If I am correct about this, then I think the Lincoln-Petersen method alone does not provide good estimations of sparse populations. The eastern imperial eagle really does have an estimated population of ~5K individuals. So if you have p = 1%, that is, if you have a detection probability of one percent, then the closest you could get to the true population count is by recapturing exactly one marked individual (though really you’d expect to recapture exactly one half of a marked individual, because 5,000 × .01² = .5). If you find two, the error is already bad. If you find none, you’re suddenly dividing by zero. We’d need to have a detection probability of 10% or more to start getting really reliable estimates. That seems like a pretty tall order for such a sparsely populated species (though I’m sure population ecologists have ways of dealing with this problem).

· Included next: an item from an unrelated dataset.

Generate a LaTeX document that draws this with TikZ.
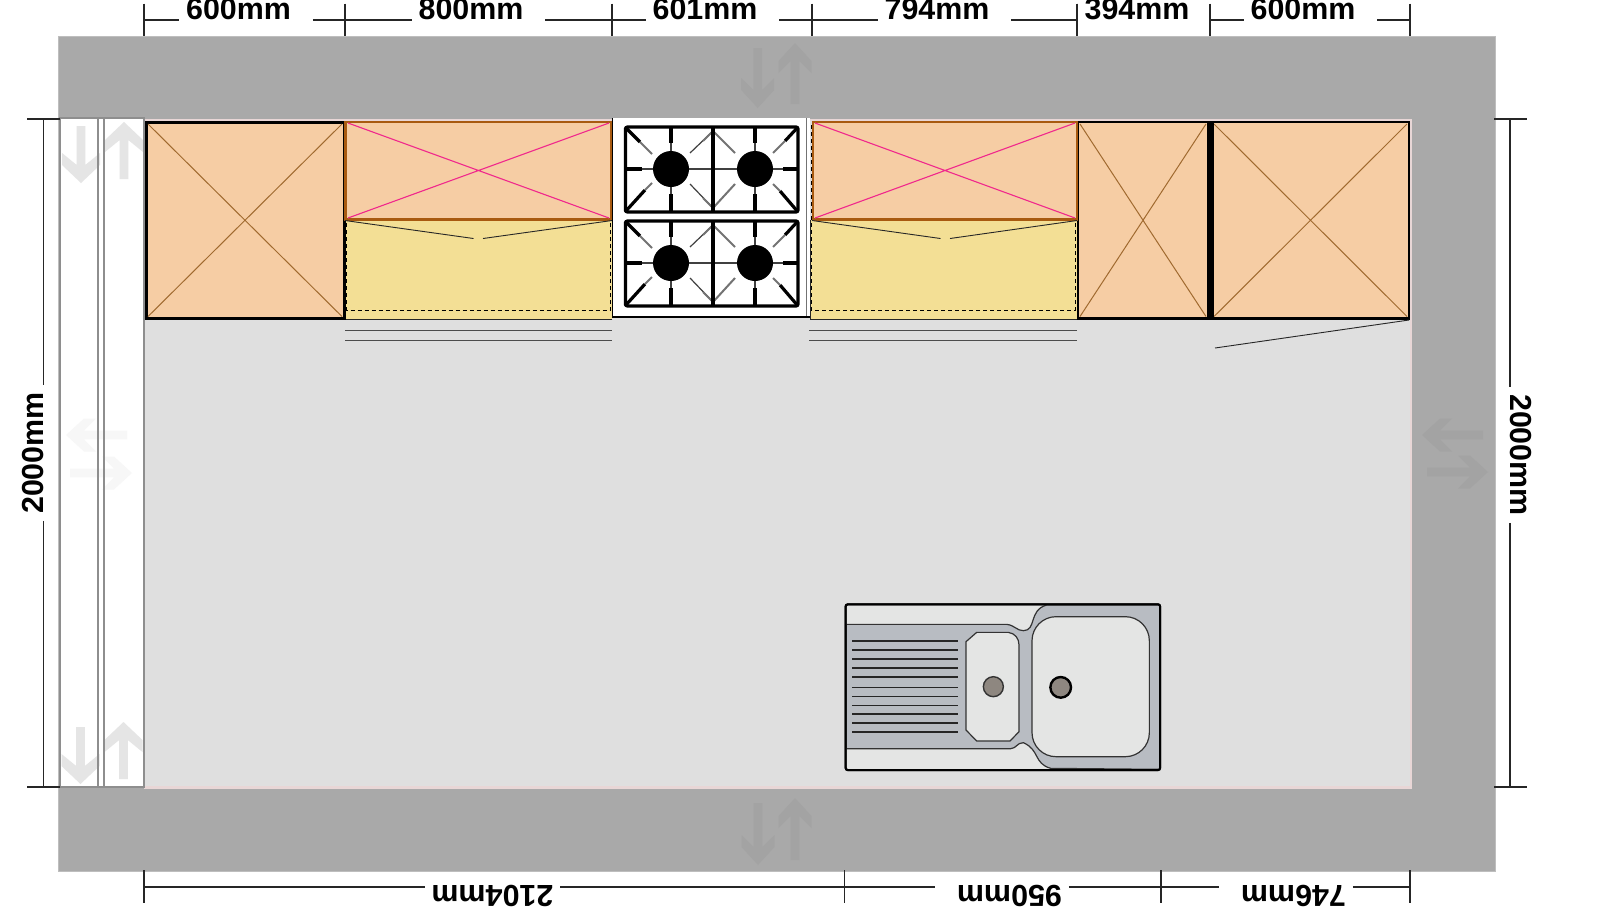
\documentclass[tikz,border=0pt]{standalone}
\usepackage{fontspec}
\setmainfont{Liberation Sans}
\usetikzlibrary{arrows.meta}
\definecolor{wallc}{HTML}{A9A9A9}
\definecolor{walledge}{HTML}{BEBEBE}
\definecolor{roomc}{HTML}{DFDFDF}
\definecolor{blushc}{HTML}{E8D6D6}
\definecolor{cabc}{HTML}{F6CDA4}
\definecolor{basec}{HTML}{F3DF95}
\definecolor{brownc}{HTML}{A85A10}
\definecolor{crossc}{HTML}{A06A30}
\definecolor{pinkc}{HTML}{F0288C}
\definecolor{stripc}{HTML}{8E8E8E}
\definecolor{metalc}{HTML}{B8BCC2}
\definecolor{sinkc}{HTML}{E4E5E4}
\definecolor{drainc}{HTML}{8E8780}
\definecolor{ghostwall}{HTML}{A3A3A3}
\definecolor{ghoststrip}{HTML}{E5E5E5}
\definecolor{ghostpale}{HTML}{F7F7F7}
\tikzset{
  dimline/.style={line width=0.7pt,black!85},
  dimtext/.style={font=\fontsize{15.2}{16}\selectfont\bfseries,inner sep=0pt,outer sep=0pt,anchor=base},
  cabbox/.style={fill=cabc,draw=black,line width=1.1pt},
  wallcab/.style={fill=cabc,draw=brownc,line width=1.25pt},
  basebox/.style={fill=basec,draw=none},
  basedash/.style={draw=black,line width=0.5pt,dash pattern=on 2pt off 1.5pt},
  crossline/.style={draw=crossc,line width=0.5pt},
  pinkline/.style={draw=pinkc,line width=0.55pt},
  thinline/.style={draw=black!85,line width=0.45pt},
  drawer/.style={draw=black!70,line width=0.5pt},
  stripline/.style={draw=stripc,line width=1pt},
  hobframe/.style={draw=black,line width=1.6pt,rounded corners=1pt},
  hobthick/.style={draw=black,line width=1.6pt},
  hobthin/.style={draw=black!75,line width=0.6pt},
  hobgrey/.style={draw=black!55,line width=1pt},
  groove/.style={draw=black!85,line width=0.55pt},
  bowl/.style={fill=sinkc,draw=black!80,line width=0.6pt}
}
\newcommand{\ghostV}[5]{% x, ytail, ytip, colour, half head width
  \pgfmathsetmacro{\dirs}{(#3>#2)?1:-1}
  \fill[#4] (#1-4.3,#2) -- (#1+4.3,#2) -- (#1+4.3,#3-\dirs*18) -- (#1+#5,#3-\dirs*30) -- (#1+#5,#3-\dirs*18) -- (#1,#3) -- (#1-#5,#3-\dirs*18) -- (#1-#5,#3-\dirs*30) -- (#1-4.3,#3-\dirs*18) -- cycle;}
\newcommand{\ghostH}[5]{% y, xtail, xtip, colour, half head width
  \pgfmathsetmacro{\dirs}{(#3>#2)?1:-1}
  \fill[#4] (#2,#1-4.3) -- (#2,#1+4.3) -- (#3-\dirs*18,#1+4.3) -- (#3-\dirs*30,#1+#5) -- (#3-\dirs*18,#1+#5) -- (#3,#1) -- (#3-\dirs*18,#1-#5) -- (#3-\dirs*30,#1-#5) -- (#3-\dirs*18,#1-4.3) -- cycle;}
\begin{document}
\begin{tikzpicture}[x=0.5pt,y=-0.5pt]
\useasboundingbox (0,0) rectangle (1620,907);
\clip (0,0) rectangle (1620,907);
\fill[white] (0,0) rectangle (1620,907);
% walls and floor
\fill[wallc,draw=walledge,line width=0.5pt] (58.8,36) rectangle (1495,871);
\fill[blushc] (144,118.5) rectangle (1412,789);
\fill[roomc] (144,121) rectangle (1409.5,786);
% ghost arrows on walls
\ghostV{757.7}{48}{108}{ghostwall}{16.5}
\ghostV{795}{104}{43}{ghostwall}{16.5}
\ghostV{758}{803}{865}{ghostwall}{16.5}
\ghostV{795}{860}{798}{ghostwall}{16.5}
\ghostH{435}{1483}{1422}{ghostwall}{16.5}
\ghostH{472}{1427}{1488}{ghostwall}{16.5}
% left strip
\fill[white] (60,118) rectangle (144,787);
\ghostV{81}{126}{183}{ghoststrip}{19}
\ghostV{124}{179}{122}{ghoststrip}{19}
\ghostV{80.5}{727}{784}{ghoststrip}{19}
\ghostV{123.5}{779}{722}{ghoststrip}{19}
\ghostH{435}{127}{66}{ghostpale}{16.5}
\ghostH{473}{70}{132}{ghostpale}{16.5}
\draw[stripline] (60,118) rectangle (144,787);
\draw[stripline] (98,118) -- (98,787);
\draw[stripline] (104,118) -- (104,787);
% base units below wall units
\fill[basebox] (345,220) rectangle (612,319);
\fill[basebox] (810,220) rectangle (1077,319);
\draw[basedash] (346.5,125) rectangle (610.5,310);
\draw[basedash] (811,125) rectangle (1075,310);
\draw[thinline] (345,319) -- (612,319);
\draw[thinline] (810,319) -- (1077,319) (810,220) -- (810,319);
\draw[drawer] (345,330) -- (612,330) (345,340) -- (612,340);
\draw[drawer] (809,330) -- (1077,330) (809,340) -- (1077,340);
% tall cabinets
\draw[cabbox,line width=1.5pt] (146.5,122) rectangle (344,318.5);
\draw[crossline] (148,124) -- (342,316.5) (342,124) -- (148,316.5);
\draw[cabbox] (1078,122) rectangle (1208,318.5);
\draw[crossline] (1080,124) -- (1206,316.5) (1206,124) -- (1080,316.5);
\draw[cabbox] (1212,122) rectangle (1409,318.5);
\draw[crossline] (1214,124) -- (1407,316.5) (1407,124) -- (1214,316.5);
\fill[black] (1207.4,121) rectangle (1213.6,319.5);
\draw[cabbox,fill=none,line width=0.7pt] (345,121) -- (345,320);
% wall units
\draw[wallcab] (345.5,122) rectangle (611.5,219.5);
\draw[pinkline] (348,123) -- (609,218) (609,123) -- (348,218);
\draw[wallcab] (813,122) rectangle (1077,219.5);
\draw[pinkline] (815,123) -- (1075,218) (1075,123) -- (815,218);
% door swing lines
\draw[thinline] (345,220.5) -- (473.5,238.5) (483,238.5) -- (612,220.5);
\draw[thinline] (812,220.5) -- (940.5,238.5) (950,238.5) -- (1077,220.5);
\draw[thinline] (1409,320) -- (1215,348);
% hob
\fill[white] (612,118) rectangle (810,316);
\draw[draw=black!55,line width=0.8pt] (806.5,118) -- (806.5,316);
\draw[draw=black,line width=1pt] (612,317) -- (810,317);
\draw[draw=black,line width=0.4pt] (612,118) -- (612,316);
\foreach \dy in {0,94}{
\begin{scope}[yshift=-\dy*0.5pt]
\draw[hobthin] (625,169) -- (798,169);
\draw[hobthin] (671,127) -- (671,212) (755,127) -- (755,212);
\draw[hobthick] (671,127) -- (671,143) (671,194) -- (671,212);
\draw[hobthick] (755,127) -- (755,143) (755,194) -- (755,212);
\draw[hobthick] (625,169) -- (642,169) (783,169) -- (798,169);
\draw[hobthick] (625,127) -- (640,142) (625,212) -- (645,190);
\draw[hobthick] (798,127) -- (785,141) (798,212) -- (780,191);
\draw[hobgrey] (640,142) -- (652,154) (645,190) -- (652,183);
\draw[hobgrey] (785,141) -- (773,153) (780,191) -- (773,184);
\draw[hobthin] (690,153) -- (713,131) (690,184) -- (713,208);
\draw[hobgrey] (703,141) -- (713,131) (703,198) -- (713,208);
\draw[hobgrey] (735,153) -- (713,131) (735,184) -- (713,208);
\draw[hobframe] (625.5,127) rectangle (798,212);
\draw[hobthick] (713,127) -- (713,212);
\fill[black] (671,169) circle[radius=18];
\fill[black] (755,169) circle[radius=18];
\end{scope}}
% sink
\begin{scope}[shift={(820,590)},x=0.16667pt,y=-0.16667pt]
\draw[fill=sinkc,draw=black,line width=1pt,rounded corners=1pt] (77,43) rectangle (1020,540);
\draw[fill=metalc,draw=black!80,line width=0.6pt] (79,103) -- (560,103) .. controls (585,106) and (590,122) .. (610,122) .. controls (650,122) and (625,60) .. (680,45) -- (1019,45) -- (1019,538) -- (692,535) .. controls (640,520) and (660,480) .. (610,458) .. controls (590,458) and (590,475) .. (572,476) -- (79,476) -- cycle;
\draw[fill=none,draw=black,line width=1pt,rounded corners=1pt] (77,43) rectangle (1020,540);
\draw[bowl] (438,155) -- (470,127) -- (565,127) .. controls (585,130) and (597,145) .. (597,165) -- (597,425) -- (570,453) -- (470,453) -- (438,420) -- cycle;
\draw[bowl,rounded corners=12pt] (636,80) rectangle (988,500);
\foreach \gy in {153,180,207,234,261,292,319,346,372,399,426}{\draw[groove] (97,\gy) -- (413,\gy);}
\draw[fill=drainc,draw=black!80,line width=0.7pt] (520,290) circle[radius=30];
\draw[fill=drainc,draw=black,line width=1.2pt] (722,292) circle[radius=31];
\end{scope}
% dimension coordinates
\coordinate (t1) at (144,20); \coordinate (t2) at (345,20); \coordinate (t3) at (612,20);
\coordinate (t4) at (812,20); \coordinate (t5) at (1077,20); \coordinate (t6) at (1210,20);
\coordinate (t7) at (1410,20);
\coordinate (b1) at (144,887); \coordinate (b2) at (844.5,887); \coordinate (b3) at (1161,887); \coordinate (b4) at (1410,887);
\coordinate (l1) at (43.5,119); \coordinate (l2) at (43.5,787);
\coordinate (r1) at (1510,119); \coordinate (r2) at (1510,787);
% dimension labels
\node[dimtext,outer xsep=3.5pt] (d600a) at (238.5,19.5) {600mm};
\node[dimtext,outer xsep=3.5pt] (d800) at (471,19.5) {800mm};
\node[dimtext,outer xsep=3.5pt] (d601) at (705,19.5) {601mm};
\node[dimtext,outer xsep=3.5pt] (d794) at (937,19.5) {794mm};
\node[dimtext,outer xsep=3.5pt] (d394) at (1137,19.5) {394mm};
\node[dimtext,outer xsep=3.5pt] (d600b) at (1303,19.5) {600mm};
\node[dimtext,rotate=180,outer xsep=3.5pt] (d2104) at (492.5,885) {2104mm};
\node[dimtext,rotate=180,outer xsep=3.5pt] (d950) at (1009.5,885) {950mm};
\node[dimtext,rotate=180,outer xsep=3.5pt] (d746) at (1293.5,885) {746mm};
\node[dimtext,rotate=90,outer xsep=3.5pt] (dl) at (43.5,453) {2000mm};
\node[dimtext,rotate=-90,outer xsep=3.5pt] (dr) at (1510,455) {2000mm};
% top dimension lines (the run after a label starts further off, as in the plan)
\draw[dimline] (t1) -- (d600a.west |- t1);
\draw[dimline] ([xshift=7.5pt]d600a.east |- t1) -- (t2) -- (d800.west |- t1);
\draw[dimline] ([xshift=7.5pt]d800.east |- t1) -- (t3) -- (d601.west |- t1);
\draw[dimline] ([xshift=7.5pt]d601.east |- t1) -- (t4) -- (d794.west |- t1);
\draw[dimline] ([xshift=7.5pt]d794.east |- t1) -- (t5);
\draw[dimline] (t6) -- (d600b.west |- t1);
\draw[dimline] ([xshift=7.5pt]d600b.east |- t1) -- (t7);
\foreach \t in {t1,t2,t3,t4,t5,t6,t7}{\draw[dimline] (\t |- 0,3.5) -- (\t |- 0,36);}
\draw[dimline,line width=1.2pt] (t5 |- 0,3.5) -- (t5 |- 0,36);
% bottom dimension lines
\draw[dimline] (b1) -- (d2104.east |- b1);
\draw[dimline] (d2104.west |- b1) -- (b2) -- ([xshift=-7.5pt]d950.east |- b1);
\draw[dimline] (d950.west |- b1) -- (b3) -- ([xshift=-7.5pt]d746.east |- b1);
\draw[dimline] (d746.west |- b1) -- (b4);
\foreach \t in {b1,b2,b3,b4}{\draw[dimline] (\t |- 0,870) -- (\t |- 0,903);}
% side dimension lines
\draw[dimline] (l1) -- (l1 |- dl.east);
\draw[dimline] (l1 |- dl.west) -- (l2);
\draw[dimline] (r1) -- (r1 |- dr.west);
\draw[dimline] (r1 |- dr.east) -- (r2);
\draw[dimline] (27,119) -- (l1) -- (60,119);
\draw[dimline] (27,787) -- (l2) -- (60,787);
\draw[dimline] (1494,119) -- (r1) -- (1527,119);
\draw[dimline] (1494,787) -- (r2) -- (1527,787);
\end{tikzpicture}
\end{document}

Another way of visualising this is by running a lot of simulations for different population sizes and detection probabilities, calculating the Lincoln-Petersen estimates and seeing how far off they are from the true population sizes. (Actually, in the following experiments I run the simulation for each combination five times and take the mean of the estimates, in order to smooth things out.) Doing this, we get a plot like this:

Percentage errors of Lincoln-Petersen estimates of varying population sizes and varying detection probabilities.

Or at a smaller scale:

Percentage errors of Lincoln-Petersen estimates of varying population sizes and varying detection probabilities.

To sum up, the Lincoln-Petersen method does not provide reliable estimates for small sample sizes. I suppose I could have saved you the trouble of reading this whole thing by just writing that. But sometimes only the long and tortuous path brings us to a point of real vantage.